Exercise objective
Begin at the top of the entries below and write out every line through the one containing "(cdot) -- (trk.-70);", excluding pictures.
━━━ Stored rows ━━━
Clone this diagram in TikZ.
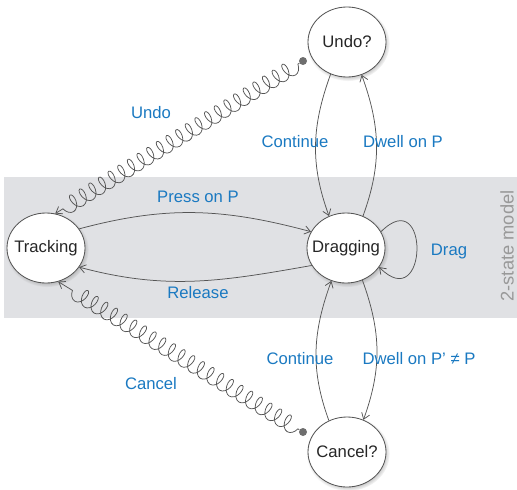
\documentclass[tikz,border=0pt]{standalone}
\usepackage{fontspec}
\setmainfont{Liberation Sans}
\usetikzlibrary{arrows.meta, shapes.geometric, shadows, decorations.pathmorphing}

\definecolor{labelblue}{RGB}{26,121,193}
\definecolor{bandgray}{RGB}{224,225,228}
\definecolor{linegray}{RGB}{85,85,85}

\tikzset{
  statenode/.style={ellipse, draw=linegray, line width=0.5pt, fill=white, text=black!85,
    minimum width=46.8pt, minimum height=42pt, inner sep=-4pt,
    circular drop shadow={shadow xshift=0.6pt, shadow yshift=-0.9pt, shadow scale=1.07, opacity=0.5}},
  trans/.style={linegray, line width=0.45pt, ->},
  lbl/.style={text=labelblue},
  spring/.style={linegray, line width=0.45pt, decorate,
    decoration={coil, amplitude=4.8pt, segment length=6.8pt, aspect=0.6, pre length=1pt, post length=4pt}},
  springdot/.style={circle, fill=linegray!85, inner sep=0pt, minimum size=4.8pt},
}

\begin{document}
\begin{tikzpicture}[x=0.6pt, y=0.6pt, >={Straight Barb[length=3.5pt, width=5pt]}]

\useasboundingbox (0,0) rectangle (517,489);

% the 2-state band
\fill [bandgray] (4,171) rectangle (517,312);
\node [text=black!40, rotate=90, font=\fontsize{11}{13}\selectfont] (model) at (507,243) {2-state model};

\node[statenode] (trk) at (46,241) {Tracking};
\node[statenode] (drg) at (346,241) {Dragging};
\node[statenode] (undo) at (347,447) {Undo?};
\node[statenode] (cncl) at (347,37) {Cancel?};

\node[springdot] (udot) at (303,428) {};
\node[springdot] (cdot) at (303,57) {};

% inside the band
\draw [trans] (trk.30) to[out=15, in=165] (drg.155);
\draw [trans] (drg.207) to[out=190, in=-15] (trk.-30);
\draw [trans] (drg.25) to[out=45, in=-45, looseness=5] (drg.-30);

% up and down
\draw [trans] (undo.243) to[out=250, in=110] (drg.118);
\draw [trans] (drg.62) to[out=70, in=-70] (undo.-66);
\draw [trans] (cncl.120) to[out=110, in=250] (drg.246);
\draw [trans] (drg.-63) to[out=-70, in=70] (cncl.63);

% springs back to Tracking
\draw [spring, ->] (udot) -- (trk.75);
\draw [spring, ->] (cdot) -- (trk.-70);

\node[lbl] (lundo) at (151,376) {Undo};
\node[lbl] (lpress) at (198,292) {Press on P};
\node[lbl] (lrel) at (198,196) {Release};
\node[lbl] (ldrag) at (449,238) {Drag};
\node[lbl] (lcont) at (295,347) {Continue};
\node[lbl] (ldwell) at (403,347) {Dwell on P};
\node[lbl] (lcontb) at (300,130) {Continue};
\node[lbl] (ldwellb) at (419,130) {Dwell on P’ ≠ P};
\node[lbl] (lcancel) at (151,105) {Cancel};

\end{tikzpicture}
\end{document}
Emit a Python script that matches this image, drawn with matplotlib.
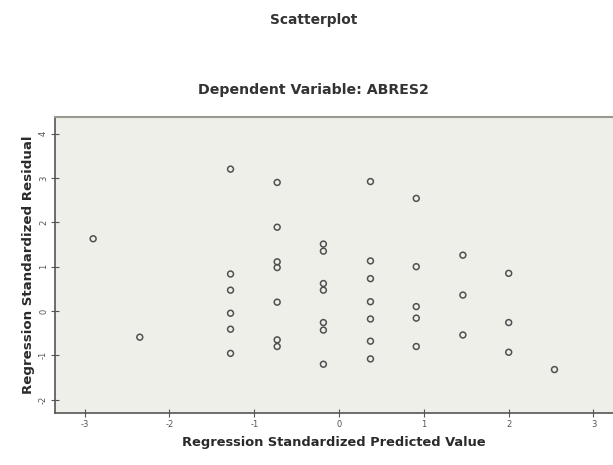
import matplotlib
matplotlib.use("Agg")
import matplotlib.pyplot as plt

# Data
pred = [-2.90, -2.35,
        -1.28, -1.28, -1.28, -1.28, -1.28, -1.28,
        -0.73, -0.73, -0.73, -0.73, -0.73, -0.73, -0.73,
        -0.185, -0.185, -0.185, -0.185, -0.185, -0.185, -0.185,
        0.37, 0.37, 0.37, 0.37, 0.37, 0.37, 0.37,
        0.91, 0.91, 0.91, 0.91, 0.91,
        1.46, 1.46, 1.46,
        2.00, 2.00, 2.00,
        2.54]
resid = [1.63, -0.59,
         3.20, 0.835, 0.47, -0.05, -0.41, -0.955,
         2.90, 1.89, 1.11, 0.98, 0.20, -0.65, -0.80,
         1.51, 1.35, 0.62, 0.47, -0.26, -0.43, -1.20,
         2.92, 1.13, 0.73, 0.21, -0.18, -0.68, -1.08,
         2.54, 1.00, 0.10, -0.16, -0.80,
         1.26, 0.36, -0.54,
         0.85, -0.26, -0.93,
         -1.32]
xticks = [-3, -2, -1, 0, 1, 2, 3]
yticks = [-2, -1, 0, 1, 2, 3, 4]

fig = plt.figure(figsize=(6.13, 4.65), dpi=100)
fig.patch.set_facecolor("white")
ax = fig.add_axes([0.0897, 0.1118, 0.9103, 0.637])
ax.set_facecolor("#efefea")
ax.scatter(pred, resid, s=18, facecolors="none", edgecolors="#505050", linewidths=1.1, zorder=3)

ax.set_xlim(-3.35, 3.23)
ax.set_ylim(-2.30, 4.38)
ax.set_xticks(xticks)
ax.set_yticks(yticks)
ax.set_xticklabels([str(t) for t in xticks], fontsize=6, color="#555555")
ax.set_yticklabels([str(t) for t in yticks], fontsize=6, color="#555555", rotation=90, va="center")
ax.tick_params(axis="both", direction="inout", length=6, width=0.8, color="#555555", pad=2)

for s in ["left", "bottom"]:
    ax.spines[s].set_color("#555555")
    ax.spines[s].set_linewidth(1.2)
ax.spines["top"].set_color("#999990")
ax.spines["top"].set_linewidth(1.5)
ax.spines["right"].set_visible(False)

ax.set_xlabel("Regression Standardized Predicted Value", fontsize=9.4, fontweight="bold", color="#2a2a2a", labelpad=5)
ax.set_ylabel("Regression Standardized Residual", fontsize=9.6, fontweight="bold", color="#2a2a2a", labelpad=3)

fig.text(0.512, 0.957, "Scatterplot", ha="center", va="center", fontsize=9.9, fontweight="bold", color="#333333")
fig.text(0.512, 0.806, "Dependent Variable: ABRES2", ha="center", va="center", fontsize=10.2, fontweight="bold", color="#333333")

fig.savefig("out.png", dpi=100)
━━━
Complete response
Clone this diagram in TikZ.
\documentclass[tikz,border=0pt]{standalone}
\usepackage{fontspec}
\setmainfont{Liberation Sans}
\usetikzlibrary{arrows.meta, shapes.geometric, shadows, decorations.pathmorphing}

\definecolor{labelblue}{RGB}{26,121,193}
\definecolor{bandgray}{RGB}{224,225,228}
\definecolor{linegray}{RGB}{85,85,85}

\tikzset{
  statenode/.style={ellipse, draw=linegray, line width=0.5pt, fill=white, text=black!85,
    minimum width=46.8pt, minimum height=42pt, inner sep=-4pt,
    circular drop shadow={shadow xshift=0.6pt, shadow yshift=-0.9pt, shadow scale=1.07, opacity=0.5}},
  trans/.style={linegray, line width=0.45pt, ->},
  lbl/.style={text=labelblue},
  spring/.style={linegray, line width=0.45pt, decorate,
    decoration={coil, amplitude=4.8pt, segment length=6.8pt, aspect=0.6, pre length=1pt, post length=4pt}},
  springdot/.style={circle, fill=linegray!85, inner sep=0pt, minimum size=4.8pt},
}

\begin{document}
\begin{tikzpicture}[x=0.6pt, y=0.6pt, >={Straight Barb[length=3.5pt, width=5pt]}]

\useasboundingbox (0,0) rectangle (517,489);

% the 2-state band
\fill [bandgray] (4,171) rectangle (517,312);
\node [text=black!40, rotate=90, font=\fontsize{11}{13}\selectfont] (model) at (507,243) {2-state model};

\node[statenode] (trk) at (46,241) {Tracking};
\node[statenode] (drg) at (346,241) {Dragging};
\node[statenode] (undo) at (347,447) {Undo?};
\node[statenode] (cncl) at (347,37) {Cancel?};

\node[springdot] (udot) at (303,428) {};
\node[springdot] (cdot) at (303,57) {};

% inside the band
\draw [trans] (trk.30) to[out=15, in=165] (drg.155);
\draw [trans] (drg.207) to[out=190, in=-15] (trk.-30);
\draw [trans] (drg.25) to[out=45, in=-45, looseness=5] (drg.-30);

% up and down
\draw [trans] (undo.243) to[out=250, in=110] (drg.118);
\draw [trans] (drg.62) to[out=70, in=-70] (undo.-66);
\draw [trans] (cncl.120) to[out=110, in=250] (drg.246);
\draw [trans] (drg.-63) to[out=-70, in=70] (cncl.63);

% springs back to Tracking
\draw [spring, ->] (udot) -- (trk.75);
\draw [spring, ->] (cdot) -- (trk.-70);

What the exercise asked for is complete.